SUPPLIED DATA:
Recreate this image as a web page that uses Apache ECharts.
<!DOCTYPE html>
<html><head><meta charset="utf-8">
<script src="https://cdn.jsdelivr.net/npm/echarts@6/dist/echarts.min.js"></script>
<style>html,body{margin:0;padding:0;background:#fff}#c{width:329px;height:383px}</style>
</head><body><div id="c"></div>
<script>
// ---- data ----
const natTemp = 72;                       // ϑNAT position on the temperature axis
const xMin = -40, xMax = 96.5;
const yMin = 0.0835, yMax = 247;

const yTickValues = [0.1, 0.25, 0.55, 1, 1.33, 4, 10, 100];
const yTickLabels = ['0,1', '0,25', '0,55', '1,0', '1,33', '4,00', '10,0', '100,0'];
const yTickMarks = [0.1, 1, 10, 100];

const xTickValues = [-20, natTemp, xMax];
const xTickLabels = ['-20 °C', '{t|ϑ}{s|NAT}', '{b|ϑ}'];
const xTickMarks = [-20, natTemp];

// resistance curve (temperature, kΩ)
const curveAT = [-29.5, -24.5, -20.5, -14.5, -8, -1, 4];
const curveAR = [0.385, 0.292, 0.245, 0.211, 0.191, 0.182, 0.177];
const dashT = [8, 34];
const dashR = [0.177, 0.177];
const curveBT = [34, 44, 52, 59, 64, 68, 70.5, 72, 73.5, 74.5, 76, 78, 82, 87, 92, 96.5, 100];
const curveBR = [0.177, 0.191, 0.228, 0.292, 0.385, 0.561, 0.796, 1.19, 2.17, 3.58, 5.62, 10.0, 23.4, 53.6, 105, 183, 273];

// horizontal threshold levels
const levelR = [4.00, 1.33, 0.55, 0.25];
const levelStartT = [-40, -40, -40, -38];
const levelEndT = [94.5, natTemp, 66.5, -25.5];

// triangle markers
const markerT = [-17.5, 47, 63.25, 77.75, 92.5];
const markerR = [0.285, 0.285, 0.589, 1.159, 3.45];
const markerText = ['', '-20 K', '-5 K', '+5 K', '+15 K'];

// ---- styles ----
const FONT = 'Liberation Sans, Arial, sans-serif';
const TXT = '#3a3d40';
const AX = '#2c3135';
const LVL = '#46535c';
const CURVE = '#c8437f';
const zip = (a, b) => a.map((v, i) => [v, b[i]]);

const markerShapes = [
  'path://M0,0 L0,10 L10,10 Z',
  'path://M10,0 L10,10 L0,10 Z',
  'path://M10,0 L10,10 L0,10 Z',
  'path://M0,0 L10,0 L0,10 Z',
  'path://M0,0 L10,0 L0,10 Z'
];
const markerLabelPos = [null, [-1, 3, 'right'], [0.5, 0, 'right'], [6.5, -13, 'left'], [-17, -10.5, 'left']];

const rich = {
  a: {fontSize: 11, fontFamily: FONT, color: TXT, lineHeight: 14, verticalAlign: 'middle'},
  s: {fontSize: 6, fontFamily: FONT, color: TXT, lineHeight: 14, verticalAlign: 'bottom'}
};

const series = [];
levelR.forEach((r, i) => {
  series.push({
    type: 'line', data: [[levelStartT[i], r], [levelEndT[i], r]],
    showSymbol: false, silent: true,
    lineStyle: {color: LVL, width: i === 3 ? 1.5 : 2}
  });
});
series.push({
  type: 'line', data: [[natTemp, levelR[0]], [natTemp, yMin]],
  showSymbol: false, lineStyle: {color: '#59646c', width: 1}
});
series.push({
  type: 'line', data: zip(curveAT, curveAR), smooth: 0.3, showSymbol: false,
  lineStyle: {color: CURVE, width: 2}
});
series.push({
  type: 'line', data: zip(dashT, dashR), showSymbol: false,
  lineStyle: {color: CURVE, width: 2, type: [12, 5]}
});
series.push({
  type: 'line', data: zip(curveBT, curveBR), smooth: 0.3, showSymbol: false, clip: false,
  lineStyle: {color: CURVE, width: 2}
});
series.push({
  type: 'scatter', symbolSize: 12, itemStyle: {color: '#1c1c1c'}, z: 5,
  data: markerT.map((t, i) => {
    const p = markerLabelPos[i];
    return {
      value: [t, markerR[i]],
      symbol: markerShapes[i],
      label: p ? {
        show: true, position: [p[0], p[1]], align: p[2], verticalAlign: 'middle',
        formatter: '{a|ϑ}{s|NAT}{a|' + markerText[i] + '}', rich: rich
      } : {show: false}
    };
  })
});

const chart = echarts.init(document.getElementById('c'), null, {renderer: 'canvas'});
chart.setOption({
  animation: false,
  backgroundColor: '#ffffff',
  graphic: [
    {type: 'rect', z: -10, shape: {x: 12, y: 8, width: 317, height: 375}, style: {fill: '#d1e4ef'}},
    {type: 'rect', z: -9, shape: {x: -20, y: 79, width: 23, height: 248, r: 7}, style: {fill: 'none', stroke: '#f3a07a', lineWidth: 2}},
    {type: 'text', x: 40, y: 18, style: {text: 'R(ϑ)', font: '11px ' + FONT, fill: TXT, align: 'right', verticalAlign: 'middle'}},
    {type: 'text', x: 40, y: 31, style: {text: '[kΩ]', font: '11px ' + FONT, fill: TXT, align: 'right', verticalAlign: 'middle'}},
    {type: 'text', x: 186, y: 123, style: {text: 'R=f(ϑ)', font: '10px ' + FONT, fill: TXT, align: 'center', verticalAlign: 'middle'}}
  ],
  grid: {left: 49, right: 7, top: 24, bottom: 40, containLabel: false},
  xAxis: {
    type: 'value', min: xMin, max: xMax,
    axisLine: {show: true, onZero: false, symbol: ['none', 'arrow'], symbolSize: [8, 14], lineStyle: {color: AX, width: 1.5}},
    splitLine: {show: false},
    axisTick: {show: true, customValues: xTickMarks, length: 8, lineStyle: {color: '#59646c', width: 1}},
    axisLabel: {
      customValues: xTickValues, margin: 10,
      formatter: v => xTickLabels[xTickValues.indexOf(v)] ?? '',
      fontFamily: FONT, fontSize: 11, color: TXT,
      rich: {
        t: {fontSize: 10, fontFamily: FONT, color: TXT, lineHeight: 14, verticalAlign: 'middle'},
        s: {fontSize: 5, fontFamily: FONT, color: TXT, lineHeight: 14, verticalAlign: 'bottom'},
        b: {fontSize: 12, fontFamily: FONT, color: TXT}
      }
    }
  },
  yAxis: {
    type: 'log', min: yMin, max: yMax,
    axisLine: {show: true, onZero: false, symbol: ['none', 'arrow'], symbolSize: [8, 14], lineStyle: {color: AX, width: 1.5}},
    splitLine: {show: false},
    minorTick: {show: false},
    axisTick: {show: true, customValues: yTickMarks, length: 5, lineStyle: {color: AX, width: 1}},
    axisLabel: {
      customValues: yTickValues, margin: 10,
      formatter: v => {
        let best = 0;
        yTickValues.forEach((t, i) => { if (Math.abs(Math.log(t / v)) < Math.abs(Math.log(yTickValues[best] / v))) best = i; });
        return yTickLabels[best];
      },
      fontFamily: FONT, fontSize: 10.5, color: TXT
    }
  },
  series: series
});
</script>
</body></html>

WHAT YOU SHOULD DO: Quote each line above in full, word for word.

SOLVED EXERCISE:
Recreate this image as a web page that uses Apache ECharts.
<!DOCTYPE html>
<html><head><meta charset="utf-8">
<script src="https://cdn.jsdelivr.net/npm/echarts@6/dist/echarts.min.js"></script>
<style>html,body{margin:0;padding:0;background:#fff}#c{width:329px;height:383px}</style>
</head><body><div id="c"></div>
<script>
// ---- data ----
const natTemp = 72;                       // ϑNAT position on the temperature axis
const xMin = -40, xMax = 96.5;
const yMin = 0.0835, yMax = 247;

const yTickValues = [0.1, 0.25, 0.55, 1, 1.33, 4, 10, 100];
const yTickLabels = ['0,1', '0,25', '0,55', '1,0', '1,33', '4,00', '10,0', '100,0'];
const yTickMarks = [0.1, 1, 10, 100];

const xTickValues = [-20, natTemp, xMax];
const xTickLabels = ['-20 °C', '{t|ϑ}{s|NAT}', '{b|ϑ}'];
const xTickMarks = [-20, natTemp];

// resistance curve (temperature, kΩ)
const curveAT = [-29.5, -24.5, -20.5, -14.5, -8, -1, 4];
const curveAR = [0.385, 0.292, 0.245, 0.211, 0.191, 0.182, 0.177];
const dashT = [8, 34];
const dashR = [0.177, 0.177];
const curveBT = [34, 44, 52, 59, 64, 68, 70.5, 72, 73.5, 74.5, 76, 78, 82, 87, 92, 96.5, 100];
const curveBR = [0.177, 0.191, 0.228, 0.292, 0.385, 0.561, 0.796, 1.19, 2.17, 3.58, 5.62, 10.0, 23.4, 53.6, 105, 183, 273];

// horizontal threshold levels
const levelR = [4.00, 1.33, 0.55, 0.25];
const levelStartT = [-40, -40, -40, -38];
const levelEndT = [94.5, natTemp, 66.5, -25.5];

// triangle markers
const markerT = [-17.5, 47, 63.25, 77.75, 92.5];
const markerR = [0.285, 0.285, 0.589, 1.159, 3.45];
const markerText = ['', '-20 K', '-5 K', '+5 K', '+15 K'];

// ---- styles ----
const FONT = 'Liberation Sans, Arial, sans-serif';
const TXT = '#3a3d40';
const AX = '#2c3135';
const LVL = '#46535c';
const CURVE = '#c8437f';
const zip = (a, b) => a.map((v, i) => [v, b[i]]);

const markerShapes = [
  'path://M0,0 L0,10 L10,10 Z',
  'path://M10,0 L10,10 L0,10 Z',
  'path://M10,0 L10,10 L0,10 Z',
  'path://M0,0 L10,0 L0,10 Z',
  'path://M0,0 L10,0 L0,10 Z'
];
const markerLabelPos = [null, [-1, 3, 'right'], [0.5, 0, 'right'], [6.5, -13, 'left'], [-17, -10.5, 'left']];

const rich = {
  a: {fontSize: 11, fontFamily: FONT, color: TXT, lineHeight: 14, verticalAlign: 'middle'},
  s: {fontSize: 6, fontFamily: FONT, color: TXT, lineHeight: 14, verticalAlign: 'bottom'}
};

const series = [];
levelR.forEach((r, i) => {
  series.push({
    type: 'line', data: [[levelStartT[i], r], [levelEndT[i], r]],
    showSymbol: false, silent: true,
    lineStyle: {color: LVL, width: i === 3 ? 1.5 : 2}
  });
});
series.push({
  type: 'line', data: [[natTemp, levelR[0]], [natTemp, yMin]],
  showSymbol: false, lineStyle: {color: '#59646c', width: 1}
});
series.push({
  type: 'line', data: zip(curveAT, curveAR), smooth: 0.3, showSymbol: false,
  lineStyle: {color: CURVE, width: 2}
});
series.push({
  type: 'line', data: zip(dashT, dashR), showSymbol: false,
  lineStyle: {color: CURVE, width: 2, type: [12, 5]}
});
series.push({
  type: 'line', data: zip(curveBT, curveBR), smooth: 0.3, showSymbol: false, clip: false,
  lineStyle: {color: CURVE, width: 2}
});
series.push({
  type: 'scatter', symbolSize: 12, itemStyle: {color: '#1c1c1c'}, z: 5,
  data: markerT.map((t, i) => {
    const p = markerLabelPos[i];
    return {
      value: [t, markerR[i]],
      symbol: markerShapes[i],
      label: p ? {
        show: true, position: [p[0], p[1]], align: p[2], verticalAlign: 'middle',
        formatter: '{a|ϑ}{s|NAT}{a|' + markerText[i] + '}', rich: rich
      } : {show: false}
    };
  })
});

const chart = echarts.init(document.getElementById('c'), null, {renderer: 'canvas'});
chart.setOption({
  animation: false,
  backgroundColor: '#ffffff',
  graphic: [
    {type: 'rect', z: -10, shape: {x: 12, y: 8, width: 317, height: 375}, style: {fill: '#d1e4ef'}},
    {type: 'rect', z: -9, shape: {x: -20, y: 79, width: 23, height: 248, r: 7}, style: {fill: 'none', stroke: '#f3a07a', lineWidth: 2}},
    {type: 'text', x: 40, y: 18, style: {text: 'R(ϑ)', font: '11px ' + FONT, fill: TXT, align: 'right', verticalAlign: 'middle'}},
    {type: 'text', x: 40, y: 31, style: {text: '[kΩ]', font: '11px ' + FONT, fill: TXT, align: 'right', verticalAlign: 'middle'}},
    {type: 'text', x: 186, y: 123, style: {text: 'R=f(ϑ)', font: '10px ' + FONT, fill: TXT, align: 'center', verticalAlign: 'middle'}}
  ],
  grid: {left: 49, right: 7, top: 24, bottom: 40, containLabel: false},
  xAxis: {
    type: 'value', min: xMin, max: xMax,
    axisLine: {show: true, onZero: false, symbol: ['none', 'arrow'], symbolSize: [8, 14], lineStyle: {color: AX, width: 1.5}},
    splitLine: {show: false},
    axisTick: {show: true, customValues: xTickMarks, length: 8, lineStyle: {color: '#59646c', width: 1}},
    axisLabel: {
      customValues: xTickValues, margin: 10,
      formatter: v => xTickLabels[xTickValues.indexOf(v)] ?? '',
      fontFamily: FONT, fontSize: 11, color: TXT,
      rich: {
        t: {fontSize: 10, fontFamily: FONT, color: TXT, lineHeight: 14, verticalAlign: 'middle'},
        s: {fontSize: 5, fontFamily: FONT, color: TXT, lineHeight: 14, verticalAlign: 'bottom'},
        b: {fontSize: 12, fontFamily: FONT, color: TXT}
      }
    }
  },
  yAxis: {
    type: 'log', min: yMin, max: yMax,
    axisLine: {show: true, onZero: false, symbol: ['none', 'arrow'], symbolSize: [8, 14], lineStyle: {color: AX, width: 1.5}},
    splitLine: {show: false},
    minorTick: {show: false},
    axisTick: {show: true, customValues: yTickMarks, length: 5, lineStyle: {color: AX, width: 1}},
    axisLabel: {
      customValues: yTickValues, margin: 10,
      formatter: v => {
        let best = 0;
        yTickValues.forEach((t, i) => { if (Math.abs(Math.log(t / v)) < Math.abs(Math.log(yTickValues[best] / v))) best = i; });
        return yTickLabels[best];
      },
      fontFamily: FONT, fontSize: 10.5, color: TXT
    }
  },
  series: series
});
</script>
</body></html>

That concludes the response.